Same-sex marriage has been legal in South Africa since the Civil Union Act came into force on 30 November 2006. The decision of the Constitutional Court in the case of Minister of Home Affairs v Fourie on 1 December 2005 extended the common-law definition of marriage to include same-sex spouses—as the Constitution of South Africa guarantees equal protection before the law to all citizens regardless of sexual orientation—and gave Parliament one year to rectify the inequality in the marriage statutes. On 14 November 2006, the National Assembly passed a law allowing same-sex couples to legally marry 230 to 41, which was subsequently approved by the National Council of Provinces on 28 November in a 36 to 11 vote, and the law came into effect two days later.

South Africa was the fifth country, the first (and only, as of February 2017) in Africa, the first in the southern hemisphere, the first republic, and the second outside Europe to legalise same-sex marriage.
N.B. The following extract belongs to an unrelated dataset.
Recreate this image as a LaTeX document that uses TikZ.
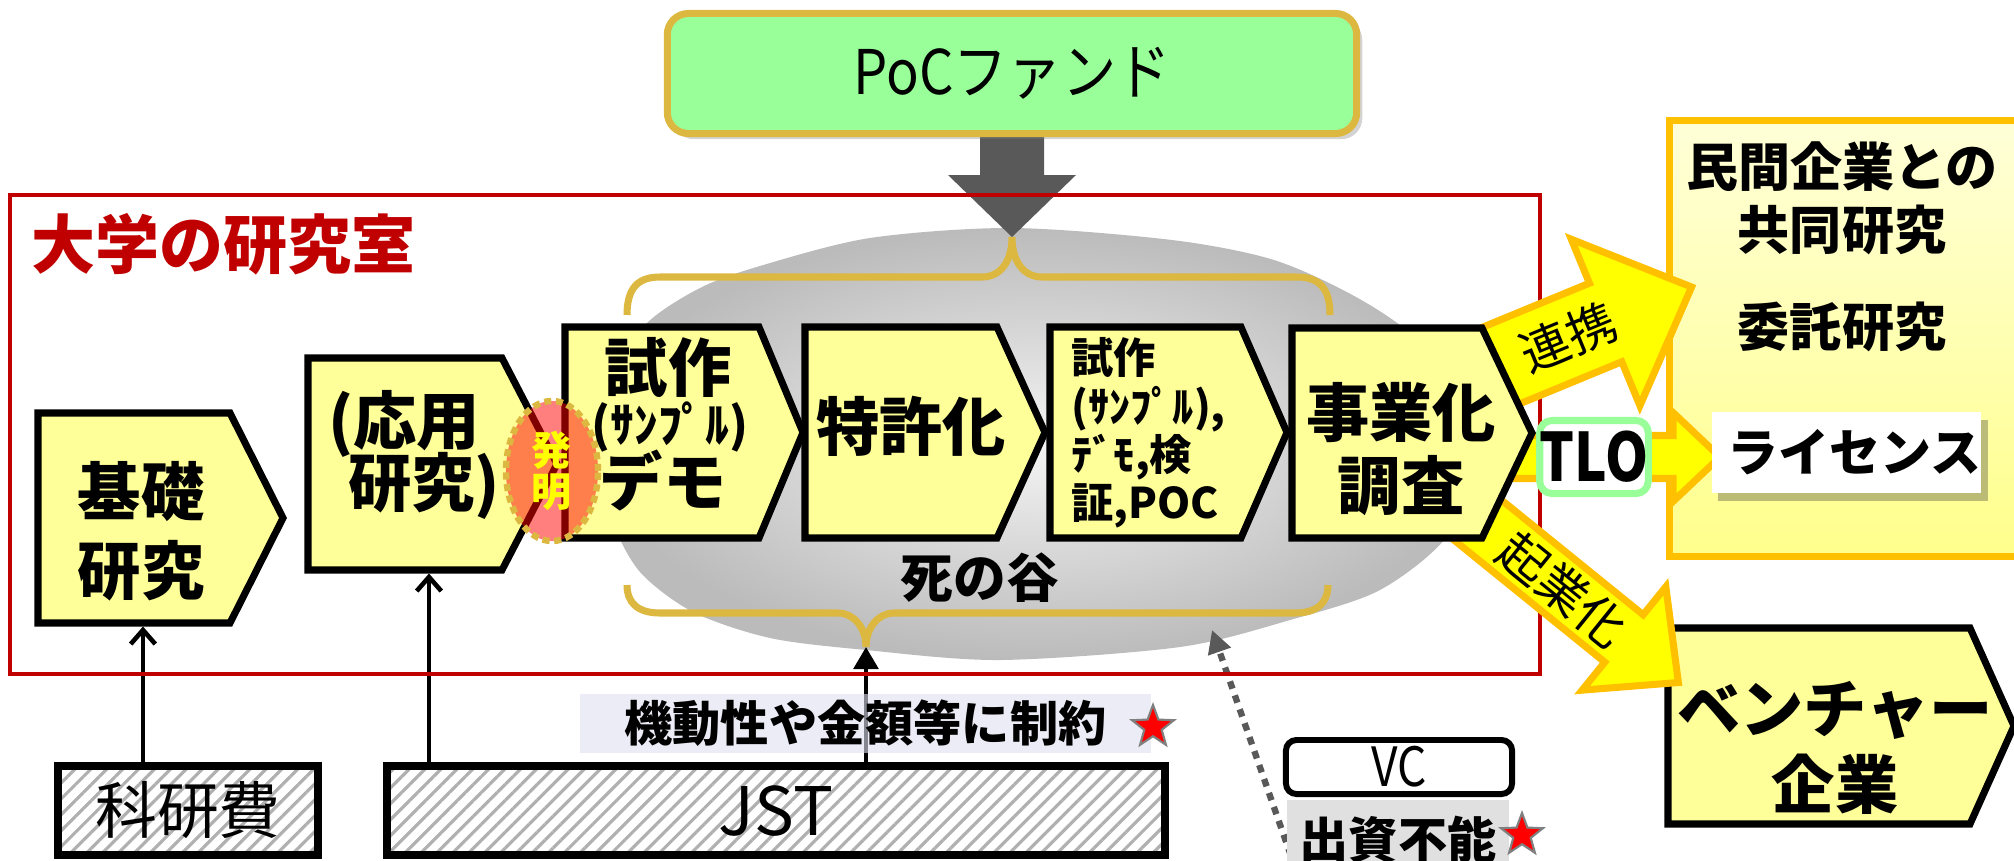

South Africa was the first country in the world to safeguard sexual orientation as a human right in its constitution. Both the Interim Constitution, which came into force on 27 April 1994, and the final Constitution, which replaced it on 4 February 1997, forbid discrimination on the basis of sex, gender or sexual orientation. These equality rights formed the basis for a series of court decisions granting specific rights to couples in long-term same-sex relationships:

In 2002 a lesbian couple, Marié Fourie and Cecelia Bonthuys, with the support of the Lesbian and Gay Equality Project, launched an application in the Pretoria High Court to have their union recognised and recorded by the Department of Home Affairs as a valid marriage. Judge Pierre Roux dismissed the application on 18 October 2002, on the technical basis that they had not properly attacked the constitutionality of the definition of marriage or the Marriage Act, 1961.